**What the task requires**
Set down the full listing exactly as given. Any pictures are to be left out.

**Task inputs**
——————

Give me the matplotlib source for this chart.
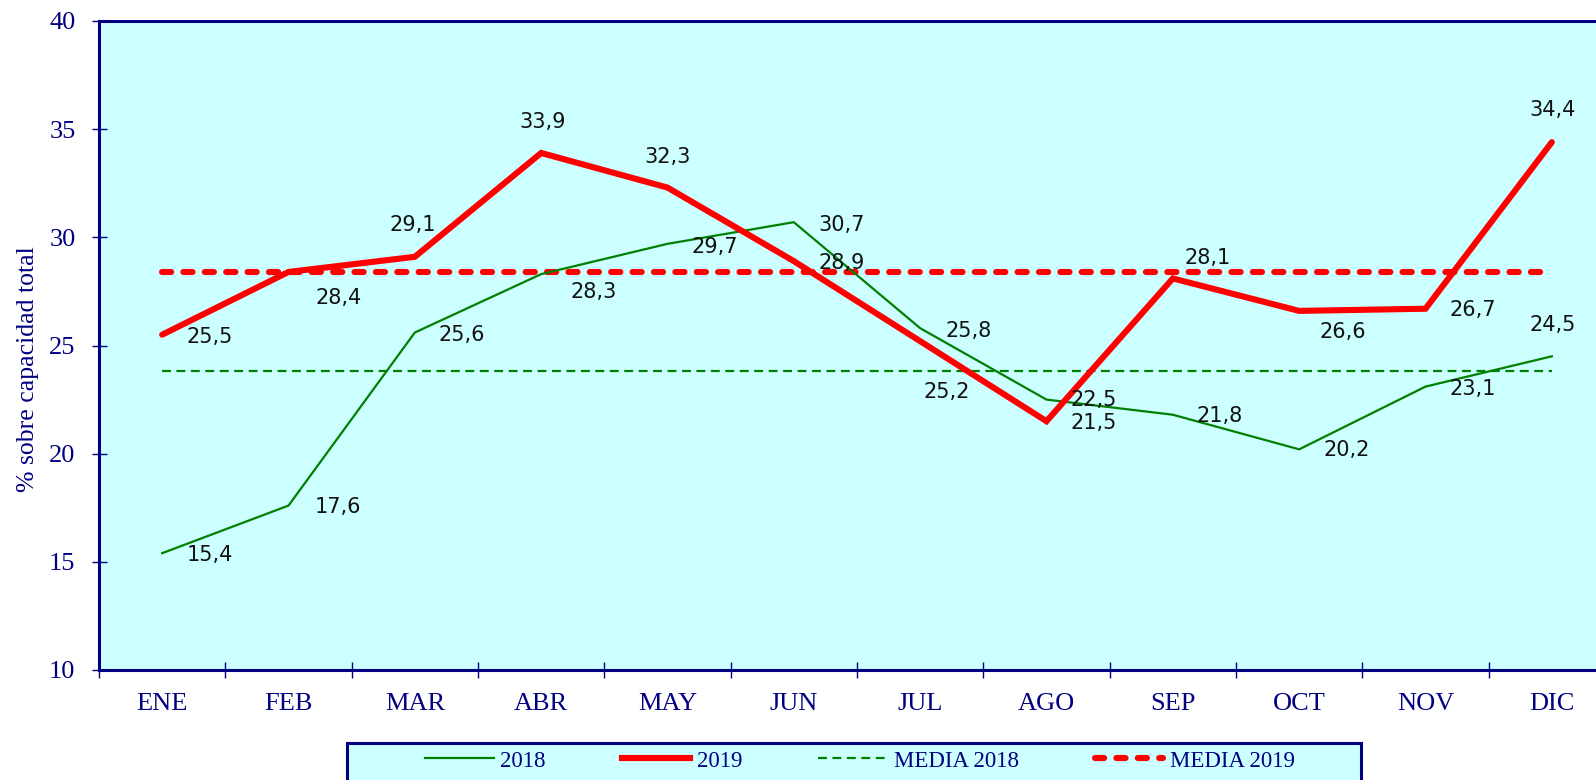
import matplotlib.pyplot as plt
from matplotlib.lines import Line2D
from matplotlib.patches import Rectangle

#datos
meses = ['ENE', 'FEB', 'MAR', 'ABR', 'MAY', 'JUN', 'JUL', 'AGO', 'SEP', 'OCT', 'NOV', 'DIC']
valores_2018 = [15.4, 17.6, 25.6, 28.3, 29.7, 30.7, 25.8, 22.5, 21.8, 20.2, 23.1, 24.5]
valores_2019 = [25.5, 28.4, 29.1, 33.9, 32.3, 28.9, 25.2, 21.5, 28.1, 26.6, 26.7, 34.4]
media_2018 = 23.8
media_2019 = 28.4

#posicion de las etiquetas respecto al punto (pixeles)
offs_2018 = [(48, -2), (49, -1), (47, -2), (52, -18), (47, -3), (48, -3),
             (48, -3), (47, 0), (47, -1), (48, -1), (47, -2), (1, 31)]
offs_2019 = [(48, -2), (50, -26), (-2, 32), (1, 31), (0, 31), (48, -2),
             (27, -51), (47, -2), (35, 20), (44, -21), (47, -1), (1, 32)]

azul = '#000080'
cian = '#CCFFFF'
verde = '#008000'
rojo = '#FF0000'

fig = plt.figure(figsize=(15.96, 7.8), dpi=100)
ax = fig.add_axes([99 / 1596, 1 - 670 / 780, 1516 / 1596, 649 / 780])
ax.set_facecolor(cian)

x = list(range(len(meses)))
ax.plot(x, valores_2018, color=verde, lw=1.6, zorder=3)
ax.plot(x, valores_2019, color=rojo, lw=4.4, solid_capstyle='round', solid_joinstyle='miter', zorder=4)
ax.plot(x, [media_2018] * len(x), color=verde, lw=1.6, dashes=(4, 2.5), zorder=2)
ax.plot(x, [media_2019] * len(x), color=rojo, lw=4.4, dashes=(1.5, 2.0), dash_capstyle='round', zorder=2)

#etiquetas de datos
for xi, v, o in zip(x, valores_2018, offs_2018):
    ax.annotate(f'{v:.1f}'.replace('.', ','), (xi, v), xytext=o, textcoords='offset pixels',
                ha='center', va='center', fontsize=15, family='DejaVu Sans', color='#111111', zorder=5)
for xi, v, o in zip(x, valores_2019, offs_2019):
    ax.annotate(f'{v:.1f}'.replace('.', ','), (xi, v), xytext=o, textcoords='offset pixels',
                ha='center', va='center', fontsize=15, family='DejaVu Sans', color='#111111', zorder=5)

#ejes
ax.set_xlim(-0.5, 11.5)
ax.set_ylim(10, 40)
ax.set_yticks(range(10, 41, 5))
ax.set_xticks(x)
ax.set_xticklabels(meses)
ax.set_xticks([i - 0.5 for i in range(13)], minor=True)
ax.tick_params(axis='x', which='major', length=0, pad=16.5, labelsize=19, labelcolor=azul)
ax.tick_params(axis='x', which='minor', direction='inout', length=11.5, width=1, color=azul)
ax.tick_params(axis='y', direction='inout', length=10.8, width=1, color=azul, pad=11.5,
               labelsize=19, labelcolor=azul)
for lab in ax.get_xticklabels() + ax.get_yticklabels():
    lab.set_family('Liberation Serif')
for s in ax.spines.values():
    s.set_color(azul)
    s.set_linewidth(2.2)

fig.text(28 / 1596, 1 - 369 / 780, '% sobre capacidad total', rotation=90, ha='center', va='center',
         fontsize=18.5, family='Liberation Serif', color=azul)

#leyenda
fig.patches.append(Rectangle((347 / 1596, 1 - 800 / 780), 1014 / 1596, 57 / 780, transform=fig.transFigure,
                             facecolor=cian, edgecolor=azul, lw=2.2, clip_on=False))
handles = [Line2D([], [], color=verde, lw=1.6),
           Line2D([], [], color=rojo, lw=4.4),
           Line2D([], [], color=verde, lw=1.6, dashes=(4, 2.5)),
           Line2D([], [], color=rojo, lw=4.4, dashes=(1.5, 2.0), dash_capstyle='round')]
leg = fig.legend(handles, ['2018', '2019', 'MEDIA 2018', 'MEDIA 2019'], ncol=4, loc='center',
                 bbox_to_anchor=(860 / 1596, 1 - 761 / 780), frameon=False, handlelength=3,
                 handletextpad=0.3, columnspacing=3.3, prop={'family': 'Liberation Serif', 'size': 16.5})
for t in leg.get_texts():
    t.set_color(azul)

plt.savefig('out.png', dpi=100)
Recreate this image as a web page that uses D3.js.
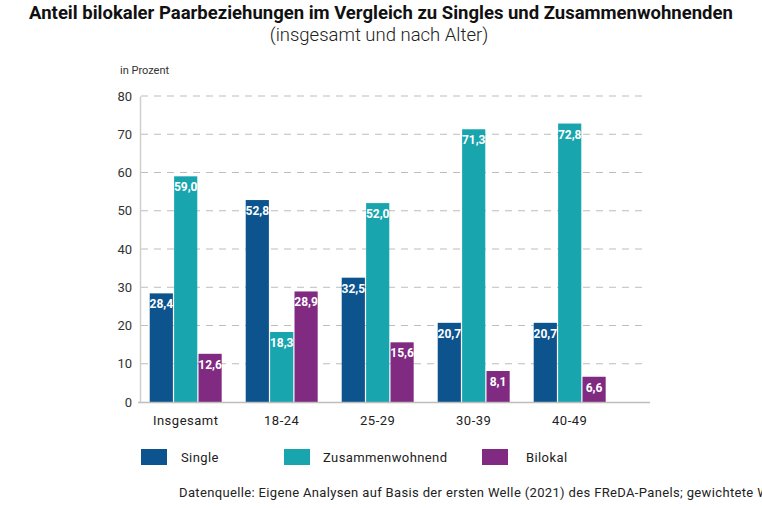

——————

**Task solution**
Give me the matplotlib source for this chart.
import matplotlib.pyplot as plt
from matplotlib.lines import Line2D
from matplotlib.patches import Rectangle

#datos
meses = ['ENE', 'FEB', 'MAR', 'ABR', 'MAY', 'JUN', 'JUL', 'AGO', 'SEP', 'OCT', 'NOV', 'DIC']
valores_2018 = [15.4, 17.6, 25.6, 28.3, 29.7, 30.7, 25.8, 22.5, 21.8, 20.2, 23.1, 24.5]
valores_2019 = [25.5, 28.4, 29.1, 33.9, 32.3, 28.9, 25.2, 21.5, 28.1, 26.6, 26.7, 34.4]
media_2018 = 23.8
media_2019 = 28.4

#posicion de las etiquetas respecto al punto (pixeles)
offs_2018 = [(48, -2), (49, -1), (47, -2), (52, -18), (47, -3), (48, -3),
             (48, -3), (47, 0), (47, -1), (48, -1), (47, -2), (1, 31)]
offs_2019 = [(48, -2), (50, -26), (-2, 32), (1, 31), (0, 31), (48, -2),
             (27, -51), (47, -2), (35, 20), (44, -21), (47, -1), (1, 32)]

azul = '#000080'
cian = '#CCFFFF'
verde = '#008000'
rojo = '#FF0000'

fig = plt.figure(figsize=(15.96, 7.8), dpi=100)
ax = fig.add_axes([99 / 1596, 1 - 670 / 780, 1516 / 1596, 649 / 780])
ax.set_facecolor(cian)

x = list(range(len(meses)))
ax.plot(x, valores_2018, color=verde, lw=1.6, zorder=3)
ax.plot(x, valores_2019, color=rojo, lw=4.4, solid_capstyle='round', solid_joinstyle='miter', zorder=4)
ax.plot(x, [media_2018] * len(x), color=verde, lw=1.6, dashes=(4, 2.5), zorder=2)
ax.plot(x, [media_2019] * len(x), color=rojo, lw=4.4, dashes=(1.5, 2.0), dash_capstyle='round', zorder=2)

#etiquetas de datos
for xi, v, o in zip(x, valores_2018, offs_2018):
    ax.annotate(f'{v:.1f}'.replace('.', ','), (xi, v), xytext=o, textcoords='offset pixels',
                ha='center', va='center', fontsize=15, family='DejaVu Sans', color='#111111', zorder=5)
for xi, v, o in zip(x, valores_2019, offs_2019):
    ax.annotate(f'{v:.1f}'.replace('.', ','), (xi, v), xytext=o, textcoords='offset pixels',
                ha='center', va='center', fontsize=15, family='DejaVu Sans', color='#111111', zorder=5)

#ejes
ax.set_xlim(-0.5, 11.5)
ax.set_ylim(10, 40)
ax.set_yticks(range(10, 41, 5))
ax.set_xticks(x)
ax.set_xticklabels(meses)
ax.set_xticks([i - 0.5 for i in range(13)], minor=True)
ax.tick_params(axis='x', which='major', length=0, pad=16.5, labelsize=19, labelcolor=azul)
ax.tick_params(axis='x', which='minor', direction='inout', length=11.5, width=1, color=azul)
ax.tick_params(axis='y', direction='inout', length=10.8, width=1, color=azul, pad=11.5,
               labelsize=19, labelcolor=azul)
for lab in ax.get_xticklabels() + ax.get_yticklabels():
    lab.set_family('Liberation Serif')
for s in ax.spines.values():
    s.set_color(azul)
    s.set_linewidth(2.2)

fig.text(28 / 1596, 1 - 369 / 780, '% sobre capacidad total', rotation=90, ha='center', va='center',
         fontsize=18.5, family='Liberation Serif', color=azul)

#leyenda
fig.patches.append(Rectangle((347 / 1596, 1 - 800 / 780), 1014 / 1596, 57 / 780, transform=fig.transFigure,
                             facecolor=cian, edgecolor=azul, lw=2.2, clip_on=False))
handles = [Line2D([], [], color=verde, lw=1.6),
           Line2D([], [], color=rojo, lw=4.4),
           Line2D([], [], color=verde, lw=1.6, dashes=(4, 2.5)),
           Line2D([], [], color=rojo, lw=4.4, dashes=(1.5, 2.0), dash_capstyle='round')]
leg = fig.legend(handles, ['2018', '2019', 'MEDIA 2018', 'MEDIA 2019'], ncol=4, loc='center',
                 bbox_to_anchor=(860 / 1596, 1 - 761 / 780), frameon=False, handlelength=3,
                 handletextpad=0.3, columnspacing=3.3, prop={'family': 'Liberation Serif', 'size': 16.5})
for t in leg.get_texts():
    t.set_color(azul)

plt.savefig('out.png', dpi=100)
Recreate this image as a web page that uses D3.js.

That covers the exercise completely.